OL: Oui et c’est là ma, question. On pourrait dire que la différence entre un mariage qui fonctionne, dans lequel les époux restent ensemble, et vivent une expérience positive, et un mariage florissant par exemple, est un ensemble de quelques actions quotidiennes. Par exemple : exprimer de la gratitude, reconnaître quand l’autre fait une bonne chose, « J’ai remarqué que tu avais passé l’aspirateur, merci ». Ce genre de choses. Et je pense vraiment à des situations de ce type, dans lesquelles un enseignement explicite, qui se transforme en thérapie, pourrait être profitable. 

JS: Vous avez entièrement raison. Ces petites choses, que nous pouvons dire aux gens, et ils se demandent :« Oui mais bien sûr pourquoi n’y ai-je pas pensé ? »

OL: Je suis curieux de savoir, en gardant ceci à l’esprit, pourquoi vous considérez toujours comme une perte de temps d’essayer d’enseigner ces petites choses qui pourraient notablement améliorer la collaboration, parce qu’au fond, les relations sont essentiellement de la collaboration.
 
JS: Vous le pouvez. Mais la quantité qui doit être enseignée et la difficulté pour apprendre tout cela est probablement assez mineure. En d’autres termes, il n’y a aucune charge de la mémoire de travail qui y est associée. Vous dites à quelqu’un : « Tu devrais dire merci plus souvent ». Je me souviens l’une de mes filles, quand elle était jeune, ne souriait jamais à personne. Nous lui avons dit : « Les gens pensent que tu es triste tout le temps. Essaie de sourire un peu plus souvent. » Et cela a suffi. 

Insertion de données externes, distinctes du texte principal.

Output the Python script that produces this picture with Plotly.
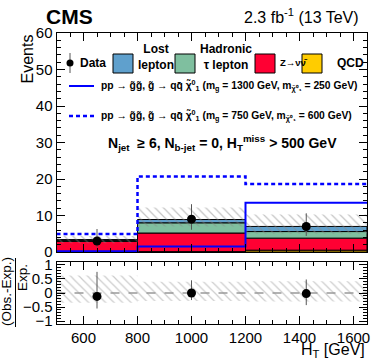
import plotly.graph_objects as go

# binning in HT
bin_edges = [500, 800, 1200, 1650]
bin_centers = [650, 1000, 1425]
bin_widths = [300, 400, 450]

# background yields
qcd = [0.1, 0.1, 0.5]
znunu = [2.8, 5.1, 3.3]
tau_had = [0.3, 2.8, 1.8]
lost_lep = [0.2, 0.9, 1.4]

# total uncertainty band in main panel
band_lo = [2.4, 7.0, 5.0]
band_hi = [4.4, 12.2, 10.3]

# data
data_y = [3, 9, 7]
data_err_up = [3.3, 4.1, 3.6]
data_err_dn = [1.7, 2.9, 2.6]

# signal benchmarks
sig_1300_250 = [0.2, 1.5, 13.5]
sig_750_600 = [4.9, 20.7, 18.6]

# ratio panel
ratio_y = [-0.12, 0.0, -0.02]
ratio_err_up = [0.87, 0.45, 0.5]
ratio_err_dn = [0.43, 0.25, 0.41]
ratio_band_hi = [0.62, 0.4, 0.42]
ratio_band_lo = [-0.35, -0.28, -0.3]

W, H = 374, 363
def px(x):
    return x / W
def py(y):
    return 1 - y / H

FONT = "Liberation Sans, Arial, sans-serif"
c_qcd, c_z, c_tau, c_ll = "#FFCC00", "#FF0033", "#7FBF9F", "#5FA0CD"

fig = go.Figure()

# stacked backgrounds (explicit bases, overlay mode)
base = [0, 0, 0]
for vals, col in [(qcd, c_qcd), (znunu, c_z), (tau_had, c_tau), (lost_lep, c_ll)]:
    fig.add_trace(go.Bar(x=bin_centers, y=vals, base=list(base), width=bin_widths,
                         marker=dict(color=col, line=dict(color="black", width=1)),
                         showlegend=False, xaxis="x", yaxis="y"))
    base = [b + v for b, v in zip(base, vals)]

# hatched uncertainty
fig.add_trace(go.Bar(x=bin_centers, y=[h - l for h, l in zip(band_hi, band_lo)], base=band_lo,
                     width=bin_widths,
                     marker=dict(color="rgba(0,0,0,0)", line=dict(width=0),
                                 pattern=dict(shape="\\", fgcolor="#888888", bgcolor="rgba(0,0,0,0)",
                                              size=6, solidity=0.2)),
                     showlegend=False, xaxis="x", yaxis="y"))

# signals
fig.add_trace(go.Scatter(x=bin_edges, y=sig_1300_250 + [sig_1300_250[-1]], mode="lines",
                         line=dict(color="#0000FF", width=2, shape="hv"),
                         showlegend=False, xaxis="x", yaxis="y"))
fig.add_trace(go.Scatter(x=bin_edges, y=sig_750_600 + [sig_750_600[-1]], mode="lines",
                         line=dict(color="#0000FF", width=2.5, shape="hv", dash="4px,3px"),
                         showlegend=False, xaxis="x", yaxis="y"))

# data
fig.add_trace(go.Scatter(x=bin_centers, y=data_y, mode="markers",
                         marker=dict(color="black", size=9),
                         error_y=dict(type="data", symmetric=False, array=data_err_up,
                                      arrayminus=data_err_dn, width=0, thickness=1, color="#555555"),
                         showlegend=False, xaxis="x", yaxis="y"))

# ratio band
fig.add_trace(go.Bar(x=bin_centers, y=[h - l for h, l in zip(ratio_band_hi, ratio_band_lo)],
                     base=ratio_band_lo, width=bin_widths,
                     marker=dict(color="rgba(0,0,0,0)", line=dict(width=0),
                                 pattern=dict(shape="\\", fgcolor="#999999", bgcolor="rgba(0,0,0,0)",
                                              size=6, solidity=0.2)),
                     showlegend=False, xaxis="x2", yaxis="y2"))
fig.add_trace(go.Scatter(x=[bin_edges[0], bin_edges[-1]], y=[0, 0], mode="lines",
                         line=dict(color="#999999", width=1.5, dash="dash"),
                         showlegend=False, xaxis="x2", yaxis="y2"))
fig.add_trace(go.Scatter(x=bin_centers, y=ratio_y, mode="markers",
                         marker=dict(color="black", size=9),
                         error_y=dict(type="data", symmetric=False, array=ratio_err_up,
                                      arrayminus=ratio_err_dn, width=0, thickness=1, color="#555555"),
                         showlegend=False, xaxis="x2", yaxis="y2"))

axis_common = dict(showline=True, linecolor="black", linewidth=1, mirror="ticks",
                   ticks="inside", tickcolor="black", showgrid=False, zeroline=False,
                   automargin=False,
                   tickfont=dict(family=FONT, size=15, color="black"))

fig.update_layout(
    width=W, height=H, margin=dict(l=0, r=0, t=0, b=0),
    paper_bgcolor="white", plot_bgcolor="white", barmode="overlay",
    font=dict(family=FONT, color="black"),
    xaxis=dict(domain=[px(56.5), px(367)], range=[500, 1650], anchor="y",
               tickvals=[600, 800, 1000, 1200, 1400, 1600], showticklabels=False, ticklen=8,
               minor=dict(dtick=50, tick0=500, ticks="inside", ticklen=4, tickcolor="black"),
               **axis_common),
    yaxis=dict(domain=[py(252), py(33)], range=[0, 60], anchor="x", dtick=10, ticklen=8,
               minor=dict(dtick=2, ticks="inside", ticklen=4, tickcolor="black"),
               **axis_common),
    xaxis2=dict(domain=[px(56.5), px(367)], range=[500, 1650], anchor="y2",
                tickvals=[600, 800, 1000, 1200, 1400, 1600], ticklen=8,
                minor=dict(dtick=50, tick0=500, ticks="inside", ticklen=4, tickcolor="black"),
                **axis_common),
    yaxis2=dict(domain=[py(324), py(262)], range=[-1.1, 1.1], anchor="x2",
                tickvals=[-1, -0.5, 0, 0.5, 1], ticktext=["\u22121", "\u22120.5", "0", "0.5", "1"],
                ticklen=8, minor=dict(dtick=0.1, ticks="inside", ticklen=4, tickcolor="black"),
                **axis_common),
)

anns = []
def txt(x, y, s, size, xanchor="left", bold=False, angle=0, yanchor="middle"):
    if bold:
        s = "<b>" + s + "</b>"
    anns.append(dict(x=px(x), y=py(y), xref="paper", yref="paper", text=s, showarrow=False,
                     xanchor=xanchor, yanchor=yanchor, textangle=angle,
                     font=dict(family=FONT, size=size, color="black")))

txt(44, 16, "CMS", 21, bold=True)
txt(361, 16, "2.3 fb<sup>-1</sup> (13 TeV)", 16, xanchor="right")
txt(27, 33, "Events", 16, angle=-90, yanchor="top", xanchor="center")
txt(367, 350, "H<sub>T</sub> [GeV]", 16, xanchor="right")
txt(222, 143, "N<sub>jet</sub>  \u2265 6, N<sub>b-jet</sub> = 0, H<sub>T</sub><sup>miss</sup> > 500 GeV",
    14, xanchor="center", bold=True)

# ratio axis title
txt(6, 292, "(Obs.-Exp.)", 13.5, angle=-90, xanchor="center")
txt(22, 278, "Exp.", 13.5, angle=-90, xanchor="center")

# legend
shapes = []
def box(x0, y0, x1, y1, col):
    shapes.append(dict(type="rect", xref="paper", yref="paper", x0=px(x0), x1=px(x1),
                       y0=py(y1), y1=py(y0), fillcolor=col, line=dict(color="black", width=1)))

row1 = 63
shapes.append(dict(type="line", xref="paper", yref="paper", x0=px(70), x1=px(70),
                   y0=py(row1 - 10), y1=py(row1 + 10), line=dict(color="#555555", width=1)))
shapes.append(dict(type="circle", xref="paper", yref="paper", x0=px(66.5), x1=px(73.5),
                   y0=py(row1 + 3.5), y1=py(row1 - 3.5), fillcolor="black",
                   line=dict(color="black", width=0)))
txt(78, row1, "Data", 12, bold=True)
box(113, row1 - 9, 133, row1 + 10, c_ll)
txt(136, row1 - 6, "Lost<br>lepton", 12, bold=True)
box(175, row1 - 9, 195, row1 + 10, c_tau)
txt(198, row1 - 6, "Hadronic<br>\u03c4 lepton", 12, bold=True)
box(255, row1 - 9, 275, row1 + 10, c_z)
txt(278, row1, "Z\u2192\u03bd\u03bd\u0304", 9.5, bold=True)
box(302, row1 - 9, 322, row1 + 10, c_qcd)
txt(335, row1, "QCD", 12, bold=True)

shapes.append(dict(type="line", xref="paper", yref="paper", x0=px(69), x1=px(94),
                   y0=py(86), y1=py(86), line=dict(color="#0000FF", width=2)))
shapes.append(dict(type="line", xref="paper", yref="paper", x0=px(69), x1=px(94),
                   y0=py(116), y1=py(116), line=dict(color="#0000FF", width=2.5, dash="4px,3px")))
txt(99, 85, "pp \u2192 g\u0303g\u0303, g\u0303 \u2192 qq\u0304 \u03c7\u0303<sup>0</sup><sub>1</sub> "
    "(m<sub>g\u0303</sub> = 1300 GeV, m<sub>\u03c7\u0303\u2070\u2081</sub> = 250 GeV)", 10.3, bold=True)
txt(99, 115, "pp \u2192 g\u0303g\u0303, g\u0303 \u2192 qq\u0304 \u03c7\u0303<sup>0</sup><sub>1</sub> "
    "(m<sub>g\u0303</sub> = 750 GeV, m<sub>\u03c7\u0303\u2070\u2081</sub> = 600 GeV)", 10.3, bold=True)

# fraction bar of ratio title
shapes.append(dict(type="line", xref="paper", yref="paper", x0=px(15.5), x1=px(15.5),
                   y0=py(327), y1=py(258), line=dict(color="black", width=1)))

fig.update_layout(annotations=anns, shapes=shapes)
fig.write_html("out.html", config={"displayModeBar": False},
               post_script="document.body.style.margin='0px';")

OL: Je vois ce que vous dites. Si vous voulez enseigner un cours sur ces habiletés, la moitié des élèves diront : « Oh, c’est la chose la plus évidente que j’ai entendue. » L’autre moitié n’est peut-être pas prête à l’apprendre. Ce genre de leçon doivent intervenir au bon moment pour qu’ils en profitent. C’est mon impression.

JS: Vous avez raison. Nous devons toujours nous souvenir que toutes les habiletés suivent une progression normale et certaines personnes pour des raisons génétiques, mettent plus de temps pour apprendre ; il est mieux pour elles de leur enseigner quelque chose. J’ai une seule préoccupation à cet égard : certains insistent tellement sur ces habiletés, au point de les considérer comme plus importantes que tout le reste qui est enseigné à l’école, pensant que leur maîtrise est indispensable à une vie réussie. Donc ils disent : « Nous devons nous concentrer sur cela. » Je m’inquiète que cela se fasse au détriment de l’enseignement des mathématiques et autres domaines. Oui, ils ont peut-être besoin d’un peu d’aide, mais pas plus. Parfois, le plus souvent, cette aide vient simplement de la famille, mais certains enfants, malheureusement, ont des familles incapables de leur fournir ce genre d’information.